2 – Kill The Momentum

A few years ago it became fashionable to advocate lifting weights as quickly as possible. The thinking behind it was sound enough. High threshold motor units or “fast twitch” muscle fibres have the greatest capacity for size and strength, and they can be stimulated by lifting fast.

The problem is in the application. It’s fine for olympic weightlifters who are masters of their craft to whip weights around at lightning speed. But the average gym goer simply hasn’t developed the skill to keep the focus on the intended muscle group while also lifting fast. Inevitably they lose tension in the targeted area by using momentum or calling other muscles in to assist.

Kill the momentum. In fact, go one further, if you have the balls: Pause at the most difficult point of the exercise, the point of highest tension, on every rep. In a squat that would be the bottom, where your quads are screaming and all you want to do is stand up. In a curl it would be the top, as you squeeze your bicep as hard as humanly possible. Thinking logically, do you think this approach will stimulate the muscle more than just flinging the weight around, or not?

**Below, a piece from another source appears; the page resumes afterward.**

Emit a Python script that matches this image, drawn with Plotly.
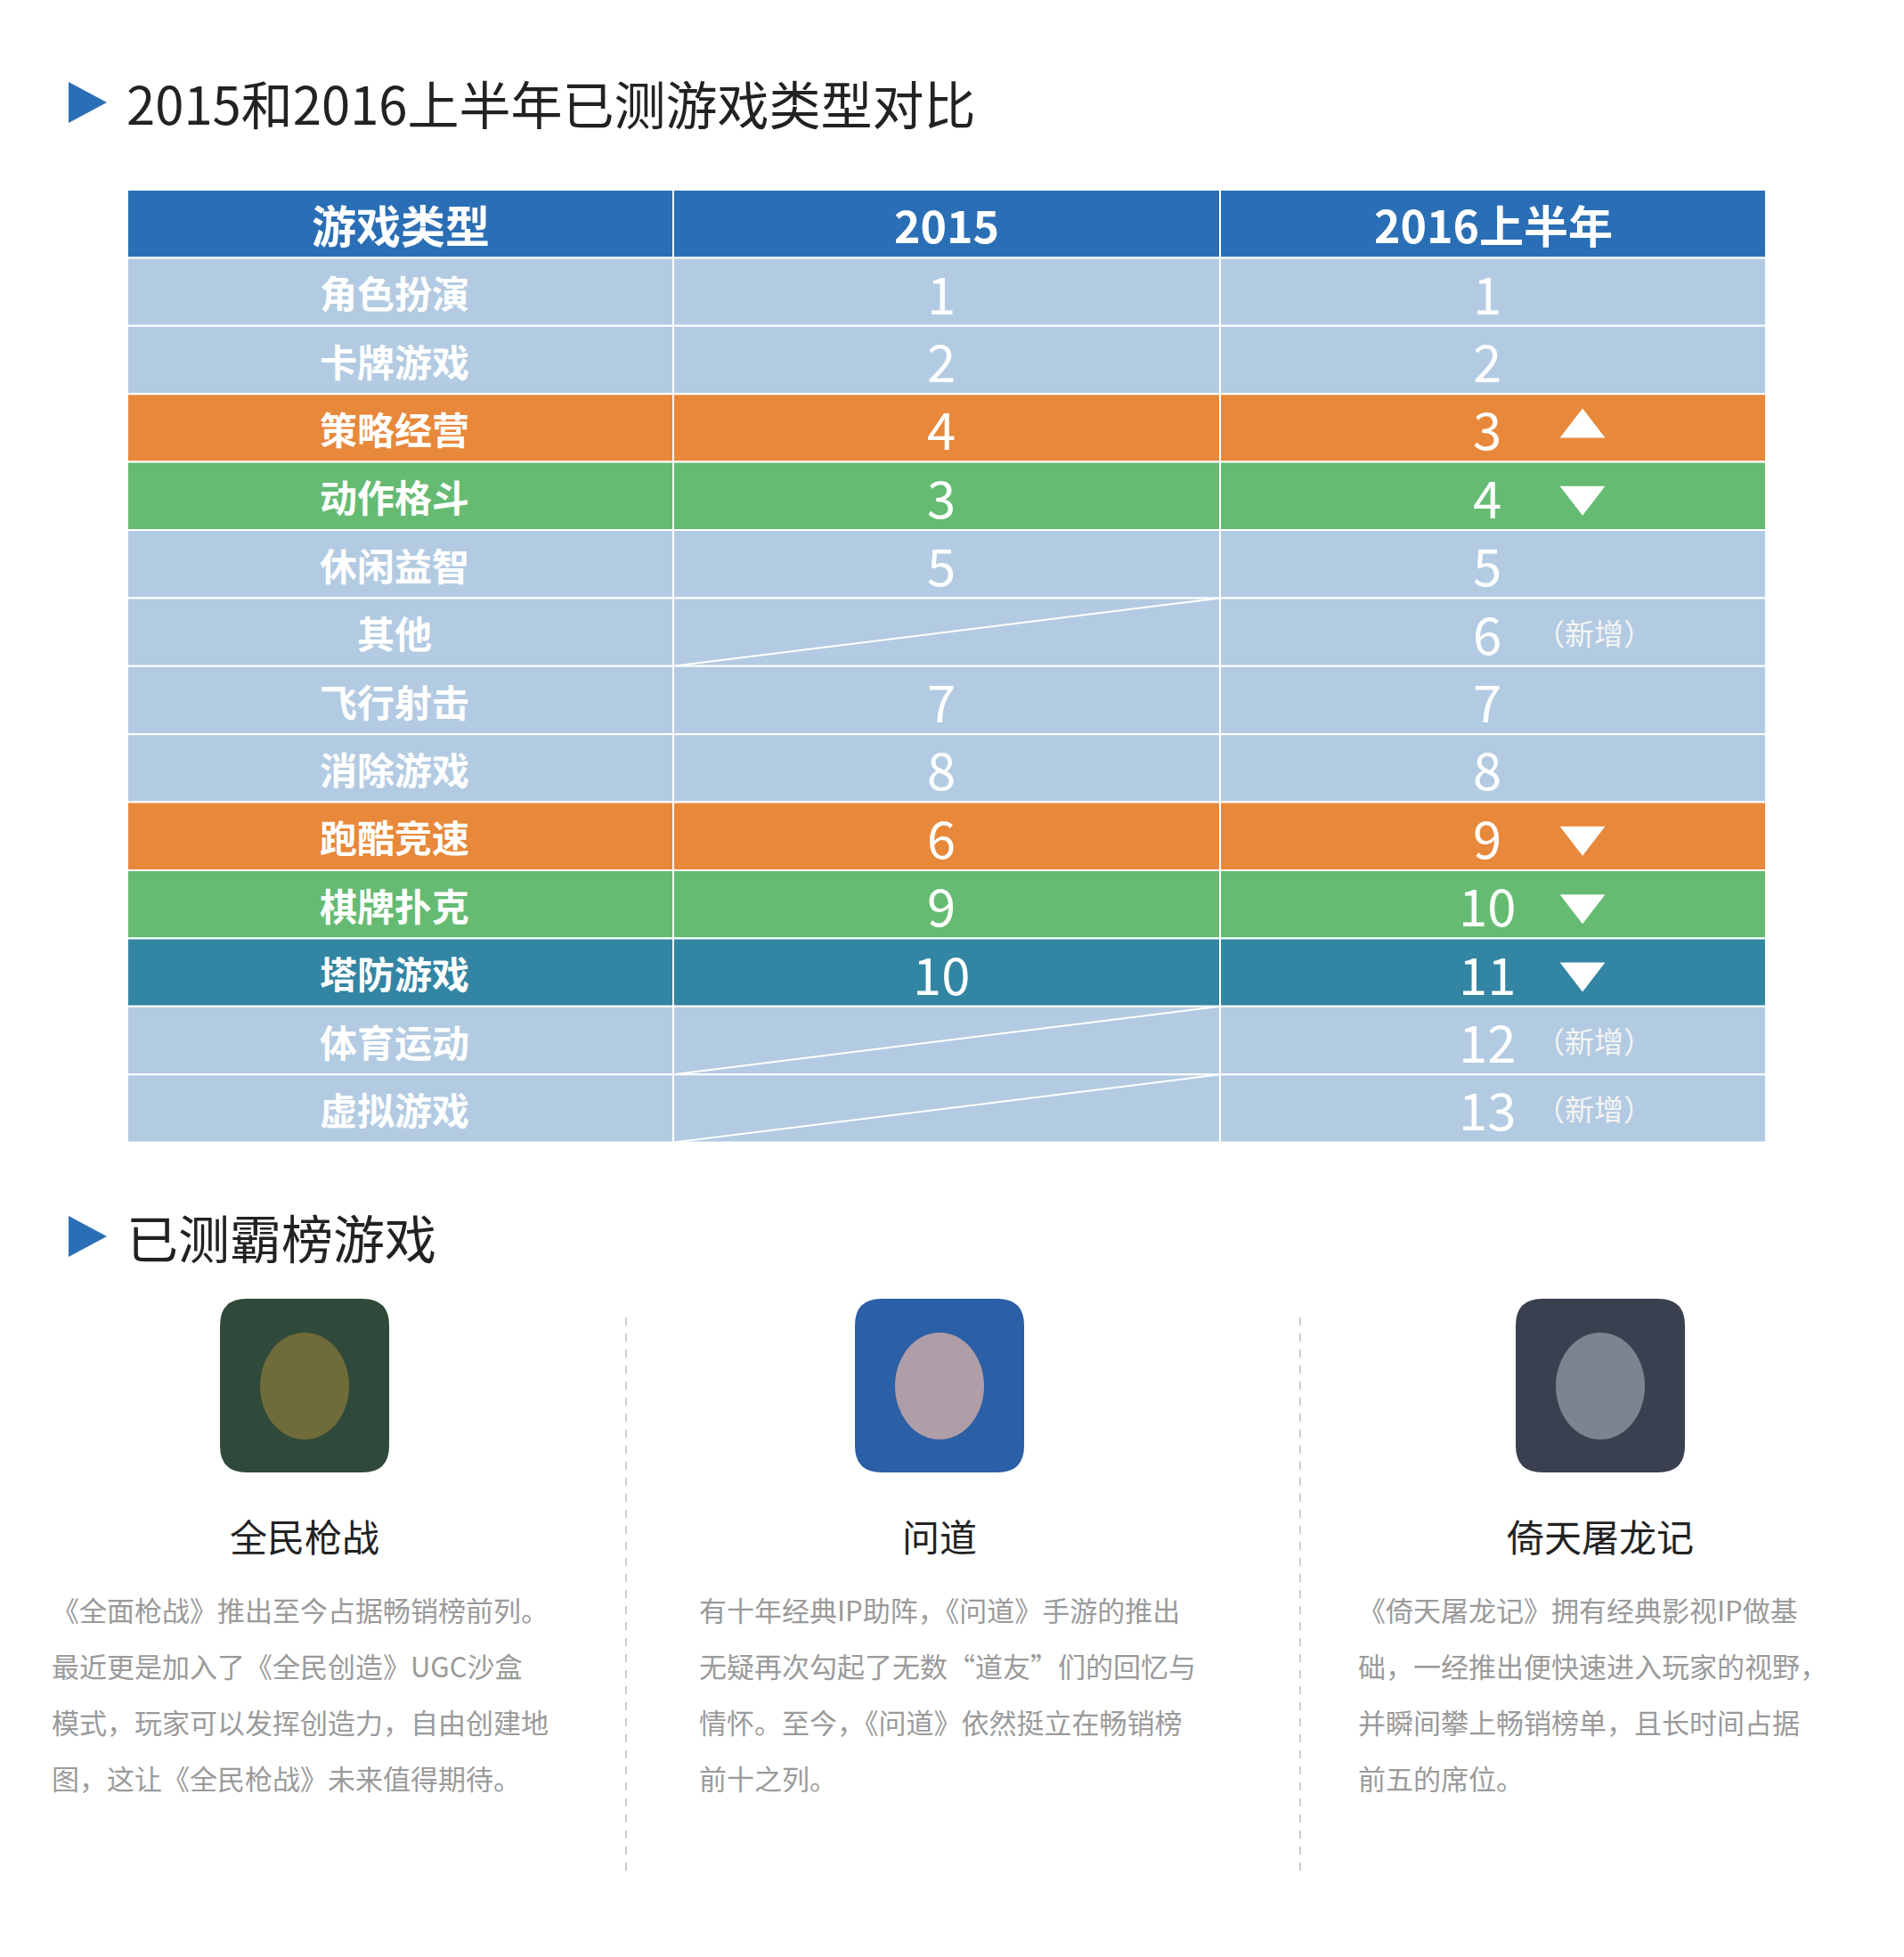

And yes, you’ll have to reduce your weights. But again, if you’re not applying these principles, then you never really lifted those weights anyway. Not effectively.

3 – Lift With Intention

Even with your posture locked in, even when you’ve killed the momentum, it’s still possible to coast on an exercise. You need to get your head into the targeted muscle and squeeze it as hard as you can through a full range of motion. This is sometimes called the “mind muscle connection.” But you’re not just thinking about the muscle, you’re squeezing the living shit out of it!

If you’re brave enough to reduce your weights and apply these three principles, to actually lift properly, we guarantee you’ll revolutionise your training. Because for once you’ll be training your muscles and not your ego.